Every time I walk into the stadium, I relive those moments and they slowly crush me again in slow motion, a never-ending nightmare that continues to loop.
A woosh of air expels from my lungs when I collapse against the back of my chair. I'm a businessman. A very successful one. But I'm failing here. Failing my father, failing my mother, failing my team.
Raking a hand through my hair, I pull my lips into a tight line. "I'll fix this."
Marc nods. "You will, because if you don't, this season will go straight down the drain before the first preseason game. We have protesters outside the stadium on a daily basis who will scare away fans. They want to see you fail, Zak. Don't let them. You have a responsibility to this team and you…"
Marc's voice trails off, and I sit up straight.
"I what?"
"You need to speak to someone. Your control has been called into question, and the concern is that these haters will continue to pick at you. They want to get into your head and the heads of the other players who think you find favor with, like Jase, Lucas, and Gabe. If you don't get your head straight…" He shakes his head, a grave expression shadowing his face. "The future of the team will be questionable. I don't mean to sound dramatic, but we can't lose the momentum we created at the end of last season."
"So, you're saying I'd be the cause of that?"
"The fish stinks from the head." Jake turns his head toward me. "Once we air out the head, we can salvage the body."
I don't like where this is going.
"I'll set up a meeting with the team."
Jake and Marc exchange another secret look, and I swear, I want to grab a pen off his desk and gouge out their eyeballs.
I grit my teeth.
Fuck. They're right. The rage is going to swallow me whole.
"You need to do more than that." Marc hands me a business card. "You're going to see a therapist. I've already called to set up an appointment for you."
I glare at his outstretched hand. "I don't need a shrink. Things have been a little rough since my father's death, but it doesn't mean I need a doctor poking around in my head, trying to come up with reasons for my aggression."
"You're wrong.
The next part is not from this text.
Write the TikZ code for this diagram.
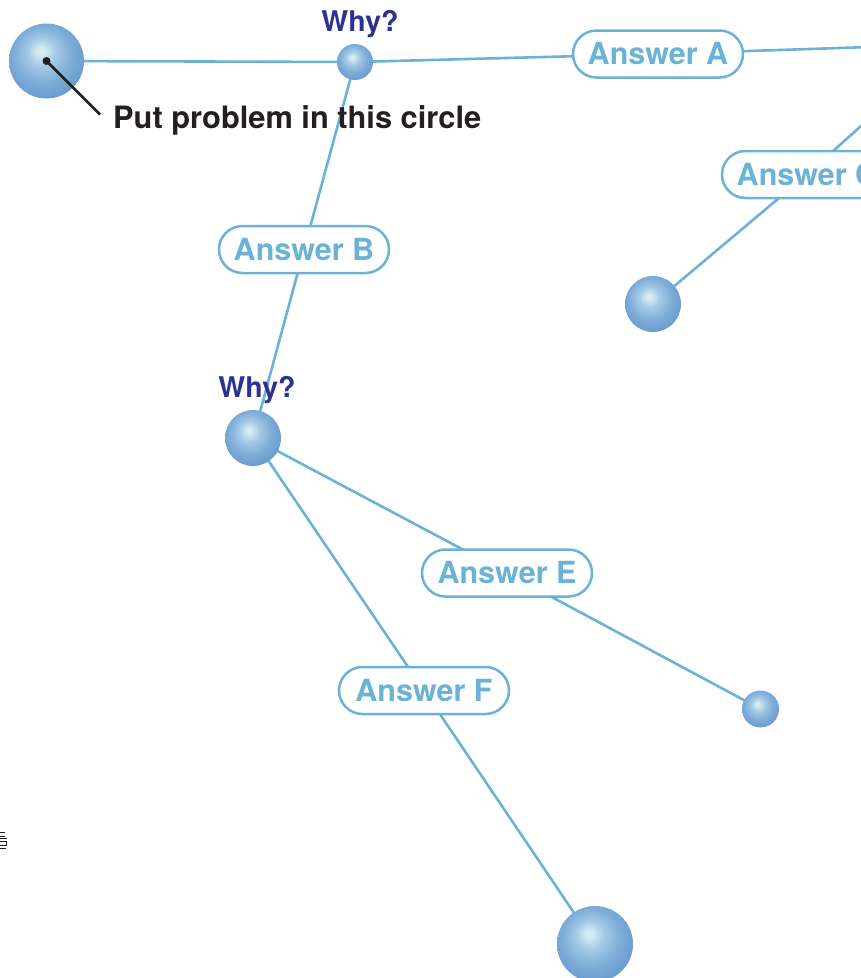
\documentclass[tikz,border=0pt]{standalone}
\usepackage{fontspec}
\setmainfont{TeX Gyre Heros}
\usetikzlibrary{shapes.misc,backgrounds}

\definecolor{linkblue}{RGB}{106,178,214}
\definecolor{whynavy}{RGB}{46,49,146}
\definecolor{inkdark}{RGB}{35,31,32}
\definecolor{sphhi}{RGB}{216,236,242}
\definecolor{sphlight}{RGB}{165,204,230}
\definecolor{sphmid}{RGB}{126,173,216}
\definecolor{sphedge}{RGB}{100,150,203}

% glossy ball: light spot up and to the left, darker rim
% (the path's bounding box maps to the -25bp..25bp square)
\pgfdeclareradialshading{sphere}{\pgfpoint{-4bp}{7bp}}{%
  color(0bp)=(sphhi); color(2bp)=(sphhi); color(9bp)=(sphlight);
  color(19bp)=(sphmid); color(31bp)=(sphedge); color(50bp)=(sphedge)}

\tikzset{
  ball/.style={circle, inner sep=0pt, draw=none, shading=sphere, minimum size=#1},
  answer/.style={rounded rectangle, draw=linkblue, line width=2.5pt, fill=white,
    minimum width=170pt, minimum height=47pt, inner sep=0pt,
    text=linkblue, font=\fontsize{30.5}{36}\selectfont\bfseries},
  why/.style={text=whynavy, font=\fontsize{28.5}{34}\selectfont\bfseries, inner sep=0pt, anchor=base},
  link/.style={draw=linkblue, line width=2.6pt},
}

\begin{document}
\begin{tikzpicture}[x=1pt, y=-1pt]
\useasboundingbox (0,0) rectangle (861,978);

% spheres
\node[ball=75pt] (P)  at (46.5,61)  {};
\node[ball=36pt] (W1) at (355,62)   {};
\node[ball=56pt] (W2) at (253,438)  {};
\node[ball=56pt] (S3) at (653,304)  {};
\node[ball=37pt] (S4) at (760.5,709){};
\node[ball=76pt] (S5) at (595,944)  {};

% answer labels
\node[answer] (A) at (658,54)    {Answer A};
\node[answer] (B) at (304,249.5) {Answer B};
\node[answer] (C) at (807,174.5) {Answer C};
\node[answer] (E) at (507,573)   {Answer E};
\node[answer] (F) at (424,690.5) {Answer F};

% branches leaving the page to the right
\coordinate (Aout) at (900,46);
\coordinate (Cout) at (900,91);

% question labels
\node[why] (Q1) at (360,31)  {Why?};
\node[why] (Q2) at (257,397) {Why?};

% pointer to the problem circle
\coordinate (tip) at (100,114.5);
\node[circle, fill=inkdark, inner sep=0pt, minimum size=8pt] (dot) at (46.5,61) {};
\draw[inkdark, line width=2.6pt] (dot.center) -- (tip);
\node[anchor=base west, inner sep=0pt, text=inkdark,
      font=\fontsize{30.8}{36}\selectfont\bfseries] (note) at (113,128) {Put problem in this circle};

% connectors, drawn behind spheres and labels
\begin{pgfonlayer}{background}
  \draw[link] (P.center) -- (W1.center);
  \draw[link] (W1.center) -- (A.center) -- (Aout);
  \draw[link] (S3.center) -- (C.center) -- (Cout);
  \draw[link] (W1.center) -- (B.center) -- (W2.center);
  \draw[link] (W2.center) -- (E.center) -- (S4.center);
  \draw[link] (W2.center) -- (F.center) -- (S5.center);
\end{pgfonlayer}

% cut-off glyph at the left edge
\draw[inkdark, line width=0.8pt] (0,832) -- (5,832);
\draw[inkdark, line width=0.8pt] (0,836) -- (5,836);
\draw[inkdark, line width=0.8pt] (0,838.5) -- (7,838.5);
\draw[inkdark, line width=0.8pt] (0,841.5) -- (6,841.5) -- (6,845) -- (0,845);
\draw[inkdark, line width=0.8pt] (0,848.5) -- (6,848.5);
\end{tikzpicture}
\end{document}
That's exactly what you need because it's getting worse. And right now, the media is portraying you as a bully. You worry about showing weakness, but what about the example you're setting for fans who are kids? Maybe kids who are questioning their sexuality?"
Marc walks around to the front of his desk and sits on the edge, his face grim. "Look, I know this was your dad's thing. I know how much he loved the team and how he wanted to be a real part of it. And I know the circumstances aren't ideal, with his death being so recent. But like it or not, you now own the Cincinnati Crusaders. An elite NFL team. People would kill for the opportunity to be part of something like this organization, and it's yours to mold and grow. But right now, you're messing with the heads of every guy on that team because they have no idea what you're going to do next and how the public might react. With a preseason game only a couple of days away, you need to inspire confidence, not fear and apprehension."
A bully.
No better than that asshole Brett Travers.
I snatch the card out of Marc's hand.
My God, I spent so much time closing myself off to people so that they could never get in close enough to bully me, and now I'm that fucking guy—the asshole at risk for losing the last of anything good in his whole damn life.